Set exercise: Reproduce the material below line by line, beginning with its first line and ending with the line that contains "600, 610, 620, 630, 640, 650, 660, 670, 680, 690, 700]"; leave out pictures.

[start]

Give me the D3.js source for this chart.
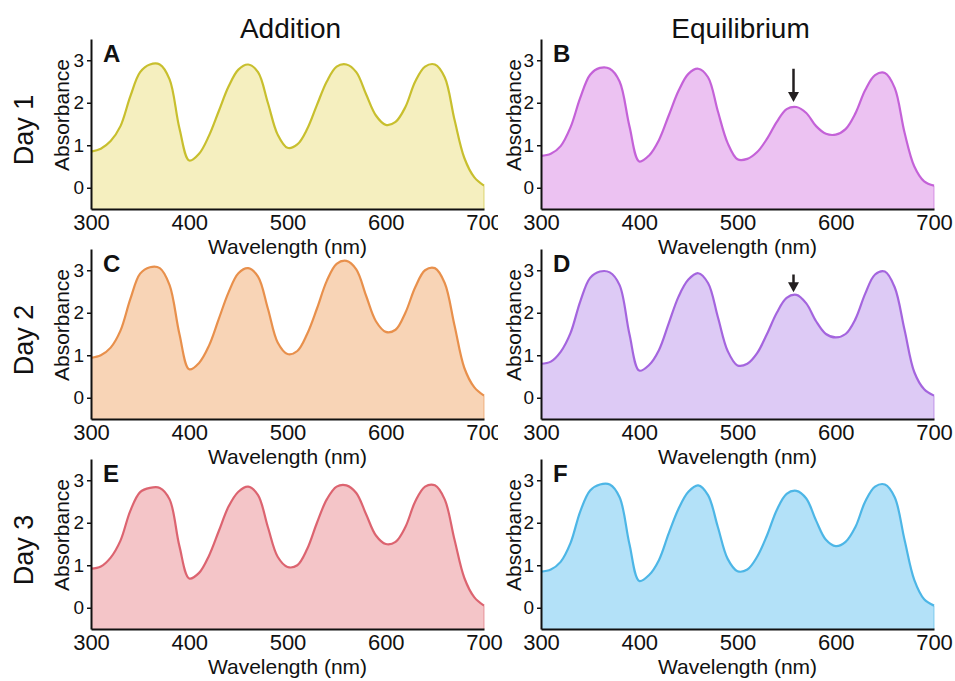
<!DOCTYPE html>
<html>
<head>
<meta charset="utf-8">
<script src="https://cdn.jsdelivr.net/npm/d3@7"></script>
<style>
  body { margin: 0; background: #fff; }
  svg { font-family: "Liberation Sans", Arial, sans-serif; }
</style>
</head>
<body>
<div id="chart"></div>
<script>
// datos:
const wavelengths = [300, 310, 320, 330, 340, 350, 360, 370, 380, 390,
  400, 410, 420, 430, 440, 450, 460, 470, 480, 490,
  500, 510, 520, 530, 540, 550, 560, 570, 580, 590,
  600, 610, 620, 630, 640, 650, 660, 670, 680, 690, 700]

const additionDay1 = [0.85, 0.92, 1.1, 1.45, 2.15, 2.72, 2.9, 2.9, 2.55, 1.4,
  0.64, 0.8, 1.22, 1.8, 2.38, 2.78, 2.9, 2.72, 2.0, 1.25,
  0.94, 1.02, 1.38, 1.95, 2.5, 2.85, 2.9, 2.72, 2.2, 1.7,
  1.48, 1.55, 1.9, 2.5, 2.85, 2.9, 2.6, 1.6, 0.7, 0.25, 0.05]
const equilibriumDay1 = [0.75, 0.8, 0.98, 1.42, 2.12, 2.66, 2.82, 2.8, 2.5, 1.45,
  0.62, 0.76, 1.12, 1.7, 2.28, 2.68, 2.8, 2.6, 1.8, 1.05,
  0.67, 0.68, 0.84, 1.15, 1.55, 1.85, 1.9, 1.76, 1.45, 1.27,
  1.25, 1.38, 1.75, 2.3, 2.65, 2.7, 2.35, 1.3, 0.5, 0.15, 0.05]
const additionDay2 = [0.94, 1.0, 1.18, 1.58, 2.32, 2.92, 3.07, 3.05, 2.65, 1.5,
  0.67, 0.82, 1.22, 1.85, 2.48, 2.93, 3.05, 2.85, 2.1, 1.3,
  1.03, 1.1, 1.5, 2.1, 2.75, 3.15, 3.22, 3.02, 2.4, 1.8,
  1.55, 1.6, 2.0, 2.6, 3.0, 3.05, 2.7, 1.7, 0.7, 0.25, 0.05]
const equilibriumDay2 = [0.8, 0.85, 1.08, 1.52, 2.27, 2.82, 2.97, 2.95, 2.65, 1.5,
  0.64, 0.77, 1.12, 1.75, 2.38, 2.78, 2.93, 2.7, 1.9, 1.1,
  0.76, 0.8, 1.05, 1.5, 2.0, 2.35, 2.42, 2.22, 1.8, 1.5,
  1.42, 1.5, 1.85, 2.45, 2.9, 2.97, 2.6, 1.6, 0.6, 0.2, 0.05]
const additionDay3 = [0.92, 0.97, 1.18, 1.58, 2.28, 2.72, 2.82, 2.82, 2.55, 1.45,
  0.69, 0.82, 1.22, 1.8, 2.38, 2.73, 2.85, 2.65, 1.9, 1.2,
  0.96, 1.0, 1.38, 2.0, 2.55, 2.85, 2.88, 2.7, 2.2, 1.7,
  1.5, 1.55, 1.9, 2.5, 2.85, 2.88, 2.55, 1.6, 0.7, 0.25, 0.05]
const equilibriumDay3 = [0.85, 0.9, 1.08, 1.52, 2.27, 2.76, 2.9, 2.9, 2.6, 1.5,
  0.63, 0.77, 1.12, 1.75, 2.33, 2.73, 2.88, 2.65, 1.9, 1.15,
  0.86, 0.9, 1.2, 1.7, 2.3, 2.68, 2.75, 2.57, 2.05, 1.6,
  1.45, 1.55, 1.9, 2.5, 2.85, 2.9, 2.6, 1.6, 0.65, 0.2, 0.05]

const columnTitles = ["Addition", "Equilibrium"]
const rowTitles = ["Day 1", "Day 2", "Day 3"]
const xTicks = [300, 400, 500, 600, 700]
const yTicks = [0, 1, 2, 3]

// flechas: [panel, longitud de onda, desde, hasta]
const arrows = [
  { panel: "B", wl: 557, from: 2.8, to: 2.02 },
  { panel: "D", wl: 557, from: 2.9, to: 2.48 }
]

const panels = [
  { id: "A", row: 0, col: 0, values: additionDay1, fill: "#f5efbf", stroke: "#c8bf2e" },
  { id: "B", row: 0, col: 1, values: equilibriumDay1, fill: "#ecc2f2", stroke: "#c462d8" },
  { id: "C", row: 1, col: 0, values: additionDay2, fill: "#f8d4b6", stroke: "#e8904c" },
  { id: "D", row: 1, col: 1, values: equilibriumDay2, fill: "#ddcaf5", stroke: "#a465de" },
  { id: "E", row: 2, col: 0, values: additionDay3, fill: "#f4c5c8", stroke: "#dc6470" },
  { id: "F", row: 2, col: 1, values: equilibriumDay3, fill: "#b3e1f8", stroke: "#4db6e6" }
]

// Constantes:
const width = 955
const height = 681
const colLeft = [91, 541]
const plotW = 393
const rowTop = [39, 249, 459]
const plotH = 170

let svg = d3.select('div#chart').append('svg').attr('width', width).attr('height', height)

svg.append('defs').append('clipPath').attr('id', 'leftClip')
  .append('rect').attr('x', 0).attr('y', 0).attr('width', 498).attr('height', height)

// títulos de columnas y filas
columnTitles.forEach((t, i) => {
  svg.append('text').attr('x', colLeft[i] + plotW / 2 + 3).attr('y', 38)
    .attr('text-anchor', 'middle').attr('font-size', 28).attr('fill', '#111').text(t)
})
rowTitles.forEach((t, i) => {
  svg.append('text')
    .attr('transform', `translate(33, ${rowTop[i] + 91}) rotate(-90)`)
    .attr('text-anchor', 'middle').attr('font-size', 27).attr('fill', '#111').text(t)
})

panels.forEach(p => {
  let x = d3.scaleLinear().domain([300, 700]).range([0, plotW])
  let y = d3.scaleLinear().domain([-0.5, 3.5]).range([plotH, 0])

  let outer = svg.append('g')
  // las dos primeras filas de la izquierda quedan tapadas por la columna derecha
  if (p.col === 0 && p.row < 2) outer.attr('clip-path', 'url(#leftClip)')
  let g = outer.append('g')
    .attr('transform', `translate(${colLeft[p.col]}, ${rowTop[p.row]})`)

  let data = wavelengths.map((w, i) => ({ wl: w, v: p.values[i] }))

  let curve = d3.curveCatmullRom.alpha(0.5)
  let area = d3.area().x(d => x(d.wl)).y0(y(-0.5)).y1(d => y(d.v)).curve(curve)
  let line = d3.line().x(d => x(d.wl)).y(d => y(d.v)).curve(curve)

  g.append('path').datum(data).attr('d', area).attr('fill', p.fill)
  g.append('path').datum(data).attr('d', line).attr('fill', 'none')
    .attr('stroke', p.stroke).attr('stroke-width', 2.2)
  // borde derecho
  g.append('line').attr('x1', x(700)).attr('x2', x(700))
    .attr('y1', y(p.values[p.values.length - 1])).attr('y2', y(-0.5))
    .attr('stroke', p.stroke).attr('stroke-width', 1).attr('opacity', 0.6)

  // ejes
  let xAxis = d3.axisBottom(x).tickValues(xTicks).tickSize(0).tickPadding(5)
  let yAxis = d3.axisLeft(y).tickValues(yTicks).tickFormat(d3.format('d'))
    .tickSize(4).tickSizeOuter(0).tickPadding(3)

  let xg = g.append('g').attr('transform', `translate(0, ${plotH})`).call(xAxis)
  let yg = g.append('g').call(yAxis)
  ;[xg, yg].forEach(a => {
    a.select('.domain').attr('stroke', '#111').attr('stroke-width', 2)
    a.selectAll('.tick line').attr('stroke', '#111').attr('stroke-width', 1.5)
    a.selectAll('text').attr('fill', '#111').attr('font-family', '"Liberation Sans", Arial, sans-serif')
  })
  xg.selectAll('text').attr('font-size', 22)
  yg.selectAll('text').attr('font-size', 19)

  g.append('text').attr('x', plotW / 2).attr('y', plotH + 45)
    .attr('text-anchor', 'middle').attr('font-size', 21).attr('fill', '#111').text('Wavelength (nm)')
  g.append('text')
    .attr('transform', `translate(${p.col === 0 ? -22 : -20}, 76) rotate(-90)`)
    .attr('text-anchor', 'middle').attr('font-size', 21).attr('fill', '#111').text('Absorbance')

  g.append('text').attr('x', 12).attr('y', 23)
    .attr('font-size', 24).attr('font-weight', 'bold').attr('fill', '#111')
    .attr('font-family', '"Liberation Sans Narrow", "Liberation Sans", Arial, sans-serif')
    .text(p.id)

  arrows.filter(a => a.panel === p.id).forEach(a => {
    let ax = x(a.wl), y1 = y(a.from), y2 = y(a.to)
    g.append('line').attr('x1', ax).attr('x2', ax).attr('y1', y1).attr('y2', y2 - 8)
      .attr('stroke', '#231f20').attr('stroke-width', 2.5)
    g.append('path').attr('d', `M${ax - 5.5},${y2 - 10} L${ax + 5.5},${y2 - 10} L${ax},${y2} Z`)
      .attr('fill', '#231f20')
  })
})
</script>
</body>
</html>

[end]

Reply to the exercise:
Give me the D3.js source for this chart.
<!DOCTYPE html>
<html>
<head>
<meta charset="utf-8">
<script src="https://cdn.jsdelivr.net/npm/d3@7"></script>
<style>
  body { margin: 0; background: #fff; }
  svg { font-family: "Liberation Sans", Arial, sans-serif; }
</style>
</head>
<body>
<div id="chart"></div>
<script>
// datos:
const wavelengths = [300, 310, 320, 330, 340, 350, 360, 370, 380, 390,
  400, 410, 420, 430, 440, 450, 460, 470, 480, 490,
  500, 510, 520, 530, 540, 550, 560, 570, 580, 590,
  600, 610, 620, 630, 640, 650, 660, 670, 680, 690, 700]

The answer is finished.